On the pro-European side, the demonstrators who have been encamped in central Kiev for months aren’t about to abandon the tent-city infrastructure where dozens of them died. It’s not clear whether Moscow ever considered that a realistic outcome of the Geneva deal or is simply drawing the equivalence to defend the antics of its supporters in the east. But almost nothing Moscow does can disband Kiev’s Maidan.

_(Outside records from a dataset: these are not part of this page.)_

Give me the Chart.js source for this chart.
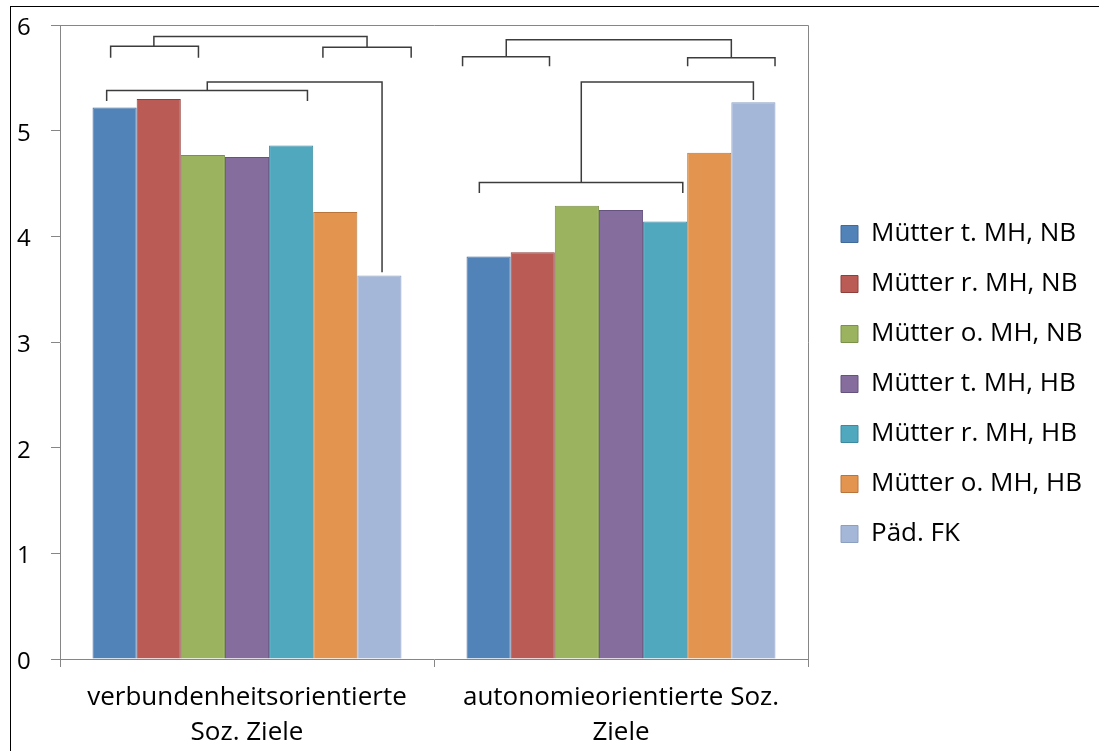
<!DOCTYPE html>
<html>
<head>
<meta charset="utf-8">
<script src="https://cdn.jsdelivr.net/npm/chart.js@4"></script>
<style>
  html, body { margin: 0; padding: 0; overflow: hidden; background: #fff; }
  #frame { position: absolute; left: 10px; top: 6px; width: 1100px; height: 780px; border: 1px solid #000; background: #fff; }
  #chart { display: block; }
</style>
</head>
<body>
<div id="frame"><canvas id="chart" width="1088" height="744"></canvas></div>
<script>
const categories = [['verbundenheitsorientierte', 'Soz. Ziele'], ['autonomieorientierte Soz.', 'Ziele']];
const seriesNames = ['Mütter t. MH, NB', 'Mütter r. MH, NB', 'Mütter o. MH, NB', 'Mütter t. MH, HB', 'Mütter r. MH, HB', 'Mütter o. MH, HB', 'Päd. FK'];
const tMhNb = [5.22, 3.81];
const rMhNb = [5.30, 3.85];
const oMhNb = [4.77, 4.29];
const tMhHb = [4.75, 4.25];
const rMhHb = [4.86, 4.14];
const oMhHb = [4.23, 4.79];
const paedFk = [3.63, 5.27];
const yTicks = [0, 1, 2, 3, 4, 5, 6];

// significance brackets: category, from/to in bar slots (0 = first bar), height of the bridge, left/right leg ends
const brackets = [
    { cat: 0, from: 0.89, to: 5.72, y: 5.89, left: 5.80, right: 5.79 },
    { cat: 0, from: -0.09, to: 1.90, y: 5.80, left: 5.69, right: 5.69 },
    { cat: 0, from: 4.72, to: 6.72, y: 5.79, left: 5.69, right: 5.69 },
    { cat: 0, from: -0.18, to: 4.37, y: 5.38, left: 5.28, right: 5.28 },
    { cat: 0, from: 2.10, to: 6.06, y: 5.46, left: 5.38, right: 3.66 },
    { cat: 1, from: 0.40, to: 5.50, y: 5.86, left: 5.70, right: 5.69 },
    { cat: 1, from: -0.59, to: 1.38, y: 5.70, left: 5.61, right: 5.61 },
    { cat: 1, from: 4.51, to: 6.49, y: 5.69, left: 5.61, right: 5.61 },
    { cat: 1, from: 2.10, to: 6.00, y: 5.46, left: 4.51, right: 5.29 },
    { cat: 1, from: -0.21, to: 4.40, y: 4.51, left: 4.41, right: 4.41 }
];

const fills = ['#5183b8', '#ba5b55', '#9bb25f', '#856d9e', '#50a8bf', '#e3954f', '#a4b7d8'];
const edges = ['#41699a', '#8f3f3b', '#7a9148', '#66527f', '#3b8aa0', '#b8743a', '#8b9fc2'];
const values = [tMhNb, rMhNb, oMhNb, tMhHb, rMhHb, oMhHb, paedFk];

const fontFamily = '"Open Sans"';
const axisGray = '#868686';
const plotRight = 797;

const plotFrame = {
    id: 'plotFrame',
    beforeDatasetsDraw(chart) {
        const { ctx, chartArea: a } = chart;
        ctx.save();
        ctx.strokeStyle = axisGray;
        ctx.lineWidth = 1;
        ctx.beginPath();
        ctx.moveTo(a.left, a.top + 0.5);
        ctx.lineTo(a.right + 0.5, a.top + 0.5);
        ctx.lineTo(a.right + 0.5, a.bottom);
        ctx.stroke();
        ctx.restore();
    }
};

const bracketLines = {
    id: 'bracketLines',
    afterDatasetsDraw(chart) {
        const { ctx, scales } = chart;
        const first = chart.getDatasetMeta(0).data;
        const last = chart.getDatasetMeta(values.length - 1).data;
        ctx.save();
        ctx.strokeStyle = '#3c3c3c';
        ctx.lineWidth = 1.5;
        brackets.forEach(b => {
            const x0 = first[b.cat].x;
            const step = (last[b.cat].x - x0) / (values.length - 1);
            const xa = x0 + b.from * step;
            const xb = x0 + b.to * step;
            ctx.beginPath();
            ctx.moveTo(xa, scales.y.getPixelForValue(b.left));
            ctx.lineTo(xa, scales.y.getPixelForValue(b.y));
            ctx.lineTo(xb, scales.y.getPixelForValue(b.y));
            ctx.lineTo(xb, scales.y.getPixelForValue(b.right));
            ctx.stroke();
        });
        ctx.restore();
    }
};

const chart = new Chart(document.getElementById('chart'), {
    type: 'bar',
    data: {
        labels: categories,
        datasets: seriesNames.map((name, i) => ({
            label: name,
            data: values[i],
            backgroundColor: fills[i],
            borderColor: edges[i],
            borderWidth: 1,
            categoryPercentage: 0.826,
            barPercentage: 1,
            yAxisID: 'y'
        }))
    },
    options: {
        responsive: false,
        animation: false,
        layout: { padding: { top: 18, bottom: 8, left: 6, right: 0 } },
        scales: {
            x: {
                grid: { drawOnChartArea: false, tickLength: 8, color: axisGray },
                border: { color: axisGray },
                ticks: { color: '#000', padding: 13, font: { family: fontFamily, size: 26, lineHeight: 1.35 }, maxRotation: 0, autoSkip: false },
                afterFit: s => { s.height = 84; }
            },
            y: {
                min: 0,
                max: 6,
                afterBuildTicks: s => { s.ticks = yTicks.map(v => ({ value: v })); },
                grid: { drawOnChartArea: false, tickLength: 9, color: axisGray },
                border: { color: axisGray },
                ticks: { color: '#000', padding: 0, crossAlign: 'far', labelOffset: 3, font: { family: fontFamily, size: 24 } },
                afterFit: s => { s.width = 43; }
            },
            y2: {
                position: 'right',
                grid: { display: false },
                border: { display: false },
                ticks: { display: false },
                afterFit: s => { s.width = 9; }
            }
        },
        plugins: {
            legend: {
                position: 'right',
                maxWidth: 400,
                labels: { color: '#000', font: { family: fontFamily, size: 26 }, boxWidth: 17, boxHeight: 17, padding: 24 }
            },
            tooltip: { enabled: false }
        }
    },
    plugins: [plotFrame, bracketLines]
});

// the legend takes whatever width its text needs; pad the right side so the plot ends at plotRight
chart.options.layout.padding.right += chart.chartArea.right - plotRight;
chart.update();
</script>
</body>
</html>
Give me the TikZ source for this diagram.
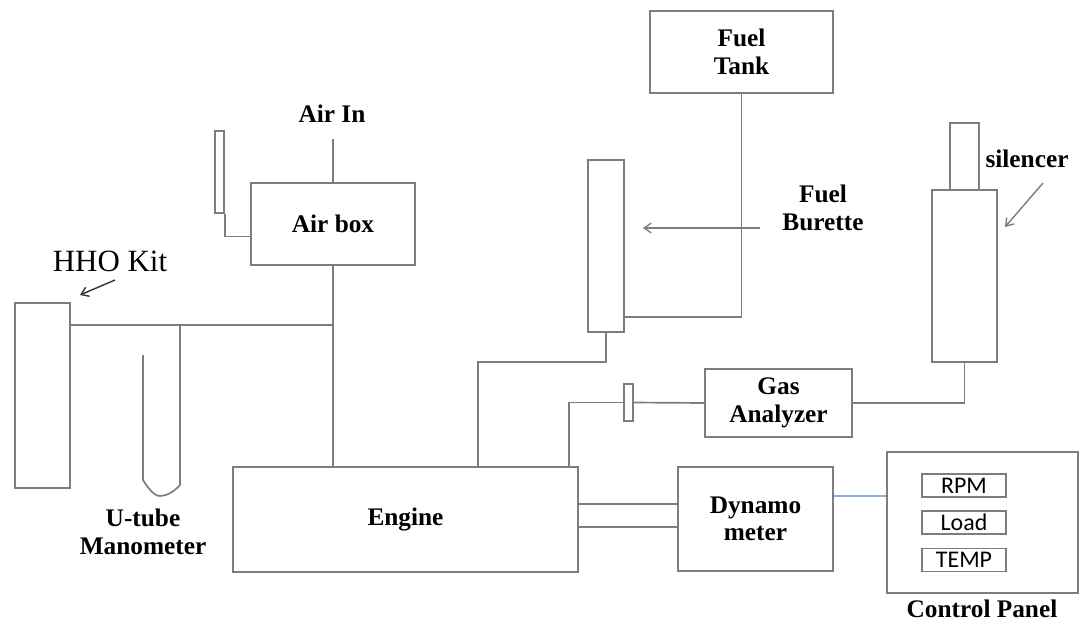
\documentclass[tikz,border=0pt]{standalone}
\usepackage{fontspec}
\setmainfont{Liberation Serif}
\newfontfamily\panelfont{Carlito}
\usetikzlibrary{arrows.meta,calc}
\definecolor{pipegray}{RGB}{125,125,125}
\definecolor{wireblue}{RGB}{140,175,220}

\begin{document}
\begin{tikzpicture}[x=0.025cm, y=-0.025cm, every node/.style={font=\bfseries\fontsize{18}{19.5}\selectfont}]
\tikzset{unit/.style 2 args={draw=pipegray, line width=1.2pt, inner sep=0pt, align=center, minimum width=#1*0.025cm, minimum height=#2*0.025cm}}
\tikzset{meter/.style={draw=pipegray, line width=1.2pt, inner sep=0pt, minimum width=84*0.025cm, minimum height=23*0.025cm, font=\panelfont\fontsize{17}{17}\selectfont}}
\tikzset{pipe/.style={draw=pipegray, line width=1.2pt}}
\tikzset{pointer/.style={-{Straight Barb[length=5pt,width=7pt]}, line width=1pt}}
\useasboundingbox (0,0) rectangle (1084,624);
% intake side
\node[unit={55}{185}] (hho) at (42.5,395.5) {};
\node[font=\fontsize{22}{24}\selectfont] (hholbl) at (110,261) {HHO Kit};
\node[unit={9}{82}] (valve) at (219.5,172) {};
\node[unit={164}{82}] (airbox) at (333,224) {Air box};
\node (airin) at (332,114) {Air In};
\coordinate (airtop) at (333,139);
\coordinate (j1) at (333,325);
\coordinate (ut) at (180,325);
\node[align=center] (utlbl) at (143,532) {U-tube\\Manometer};
% engine and load
\node[unit={345}{105}] (engine) at (405.5,519.5) {Engine};
\node[unit={155}{104}] (dyno) at (755.5,519) {Dynamo\\meter};
\node[unit={191}{141}] (panel) at (982.5,522.5) {};
\node[meter] (rpm) at (964,485.5) {RPM};
\node[meter] (load) at (964,522.5) {Load};
\node[meter] (temp) at (964,560) {TEMP};
\node (panlbl) at (982,609) {Control Panel};
% fuel side
\node[unit={183}{82}] (tank) at (741.5,52) {Fuel\\Tank};
\node[unit={36}{172}] (burette) at (606,246) {};
\node[align=center] (burlbl) at (823,208) {Fuel\\Burette};
\coordinate (bj) at (478,362);
% exhaust side
\node[unit={147}{68}] (gas) at (778.5,403) {Gas\\Analyzer};
\node[unit={9}{37}] (probe) at (628.5,402.5) {};
\coordinate (ej) at (569,402.5);
\node[unit={65}{172}] (silencer) at (964.5,276) {};
\node[unit={29}{67}] (tailpipe) at (964.5,156.5) {};
\node (sillbl) at (1027,159) {silencer};
% arrow ends
\coordinate (hhoarr) at (115,280); \coordinate (hhotip) at (80,295);
\coordinate (burarr) at (760,228); \coordinate (burtip) at (643,228);
\coordinate (silarr) at (1043,183); \coordinate (siltip) at (1005,227);

\draw[pipe] (airtop) -- (airbox.north);
\draw[pipe] (valve.south east) |- ($(airbox.south west)!0.35!(airbox.north west)$);
\draw[pipe] (airbox.south) -- (airbox.south |- engine.north);
\draw[pipe] (hho.east |- j1) -- (j1);
\draw[pipe] (ut) -- (180,485) .. controls (174,492) and (166,496) .. (160,496) .. controls (154,496) and (148,488) .. (143,480) -- (143,355);
\draw[pipe] (tank.south) |- (burette.east |- 0,317);
\draw[pipe] (burette.south) |- (bj) -- (bj |- engine.north);
\draw[pipe] (ej |- engine.north) -- (ej) -- (probe.west);
\draw[pipe] (probe.east) -- (gas.west);
\draw[pipe] (gas.east) -| (silencer.south);
\draw[pipe] (engine.east |- 0,504) -- (dyno.west |- 0,504);
\draw[pipe] (engine.east |- 0,527) -- (dyno.west |- 0,527);
\draw[wireblue, line width=0.8pt] (dyno.east |- 0,496) -- (panel.west |- 0,496);
\draw[pointer, black!80] (hhoarr) -- (hhotip);
\draw[pointer, pipegray] (burarr) -- (burtip);
\draw[pointer, pipegray] (silarr) -- (siltip);
\end{tikzpicture}
\end{document}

3. Putin is saying ominous things

Though it was overshadowed by Thursday’s deal, the Russian president’s public remarks at a televised question-and-answer session in Moscow yesterday may have been more significant. As he fielded softball questions, a cocky-sounding Putin pointedly referred to eastern Ukraine as Novorossiya—which translates as “New Russia”—and noted that it once didn’t belong to Ukraine at all:

I would like to remind you that what was called Novorossiya (New Russia) back in the tsarist days – Kharkov, Lugansk, Donetsk, Kherson, Nikolayev and Odessa – were not part of Ukraine back then. These territories were given to Ukraine in the 1920s by the Soviet government. Why? Who knows.

Putin loves to unpack the historical roots of modern events. “Who knows” suggests he believes there is no good answer to his question, and that Russia’s surrender of eastern Ukraine was illegitimate.

There were some positive signs. Putin said ethnic Russians in Ukraine “should be full citizens in their country,” which implies a future outside of Russian borders. He even drew a distinction between eastern Ukraine and Crimea, to which he helped himself: “We must admit that the ethnic composition of Crimea differs from that of southeastern Ukraine,” Putin said. While Crimea is overwhelmingly Russian, Putin conceded that eastern Ukraine is, by his estimate, only about 50 percent so.

That said, Putin pointedly reminded his audience that the Russian Duma has authorized him to use force in Ukraine. “I very much hope that I will not have to exercise this right,” Putin said. Meanwhile, an estimated 40,000 Russian troops remain on Ukraine’s eastern border. Thursday’s agreement said nothing about their withdrawal.